When Sanford Williams returns to his home at the south edge of Nootka Island each summer, there is little time to waste. The carver has made a practice to starting work at 6 in the morning, usually finishing by 7 or 8 in the evening.
With more than 40 years of experience of crafting with the knife, Williams knows just what lies before him when he returns to Yuquot each June. The period usually lasts three months before he returns to his wife Marlana in Hope.
“As soon as I get out here I have a pole project,” said Williams, who strengthens his hands and forearms with dumbbells to sustain the long summer days of carving at the Nootka Sound summer home. “I normally start it right away in June so I can have it done by the time I leave.”
Next to him over a dozen hand tools are strategically laid, each one made by the artist to suit his personal preferences.
“It’s better if you make your own, then you know exactly what you’re getting,” said Williams.
As over 200 people converged in Yuquot to enjoy the Mowachaht/Muchalaht First Nation’s annual Summerfest celebration on Aug. 6, Williams worked in the relative quiet of his large carving shed on three poles for a fishing lodge in Mowachaht Bay. He estimates the project will take three years – encompassing nine months of carving time in his new workshop.
He works from drawings that specifically plan out the finished product.
“I normally draw and scale drawings of my design, what I’m going to put on the log first and I go by that, do all the measurements from the drawing,” explained Williams.

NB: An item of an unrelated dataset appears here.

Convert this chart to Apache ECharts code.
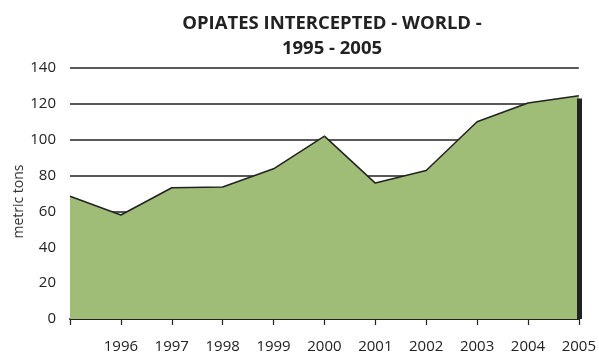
<!DOCTYPE html>
<html>
<head>
<meta charset="utf-8">
<script src="https://cdn.jsdelivr.net/npm/echarts@6/dist/echarts.min.js"></script>
<style>
html,body{margin:0;padding:0;background:#fff;}
#chart{width:599px;height:358px;}
</style>
</head>
<body>
<div id="chart"></div>
<script>
var years = ['1995','1996','1997','1998','1999','2000','2001','2002','2003','2004','2005'];
var tons = [68.5, 58, 73.2, 73.6, 83.8, 102, 75.8, 82.8, 110, 120.5, 124.5];
var yTicks = {min: 0, max: 140, interval: 20};
var titleText = 'OPIATES INTERCEPTED - WORLD -\n1995 - 2005';
var yName = 'metric tons';

var chart = echarts.init(document.getElementById('chart'), null, {renderer: 'canvas'});
var last = years.length - 1;
chart.setOption({
  animation: false,
  backgroundColor: '#ffffff',
  title: {
    text: titleText,
    left: 327, top: 6, textAlign: 'center',
    textStyle: {fontFamily: 'Open Sans', fontWeight: 'bold', fontSize: 18.5, lineHeight: 25, color: '#222'}
  },
  graphic: [{
    type: 'text',
    x: 19.5, y: 201.5,
    rotation: Math.PI / 2,
    style: {
      text: yName, fontFamily: 'Open Sans', fontSize: 14, fill: '#333',
      align: 'center', verticalAlign: 'middle'
    }
  }],
  grid: {left: 70, right: 19, top: 68, bottom: 39},
  xAxis: {
    type: 'category',
    data: years,
    boundaryGap: false,
    axisLine: {show: true, lineStyle: {color: '#222', width: 2}},
    axisTick: {show: true, length: 6, interval: 0, lineStyle: {color: '#222', width: 1.2}},
    axisLabel: {
      interval: 0, margin: 20, fontFamily: 'Open Sans', fontSize: 15, color: '#222',
      formatter: function (v, i) { return i === 0 ? '' : v; }
    },
    splitLine: {show: false}
  },
  yAxis: {
    type: 'value',
    min: yTicks.min, max: yTicks.max, interval: yTicks.interval,
    axisLine: {show: false},
    axisTick: {show: false},
    axisLabel: {margin: 14, fontFamily: 'Open Sans', fontSize: 15, color: '#222'},
    splitLine: {show: true, lineStyle: {color: '#222', width: 1.6}}
  },
  series: [{
    type: 'line',
    data: tons,
    symbol: 'none',
    z: 3,
    lineStyle: {color: '#222', width: 1.5},
    areaStyle: {color: '#a0bd78', opacity: 1},
    markLine: {
      silent: true,
      symbol: ['none', 'none'],
      label: {show: false},
      lineStyle: {color: '#222', width: 5, type: 'solid'},
      data: [[{coord: [years[last], 0]}, {coord: [years[last], tons[last] - 1.5]}]]
    }
  }]
});
</script>
</body>
</html>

The place of his upbringing - an ancient village site where archaeological excavations show First Nations have lived for over 4,300 years – provides a drastic change of scenery than where Williams creates for the rest of the year.
“The view for one is a big difference for me,” he said, comparing Yuquot to Hope. “If I go over there I see mountains all the time. It feels kind of closed in there, here it’s open – plus I can feel our ancestors around here at one time.”
For years Williams worked feet from the shore in a carving shed just below the home of his parents, Ray and Terri Williams. A thick lawyer of cedar shavings collected on the floor, where the carver worked to the rhythm of the nearby waves.
But as the years went by the need for a larger, more stable shed that could accommodate bigger projects became apparent.
“The waves were starting to reach up in the wintertime against the windows,” said Williams, who now works in a nearly completed 20-by-32-foot structure right next to where his father Ray still lives year-round. “It feels more roomy, more brighter for me.”
Much of the construction took place over the summer last year, with major help from the Strathcona Lodge’s head carpenter and his crew. Williams gave them a carved paddle to express his gratitude.
“He was interested in doing it for free, but that was a lot of work for him,” he said of the carpenter’s help. “I really appreciate that, getting this shop up for me, so I did a carving for him, a nice paddle.”
Along the ceiling of the carving workshop lies a fir log Williams found on Yuquot’s beach, selected for its length and straightness. Measuring over 30 feet, Williams pulled the log up to the workshop location inch by inch with a hand-operated winch.
“I rounded it over with my chainsaw, skimmed across it, it took me about four days to clean it up, and a couple more days to pull it up the hill with a come along,” he said.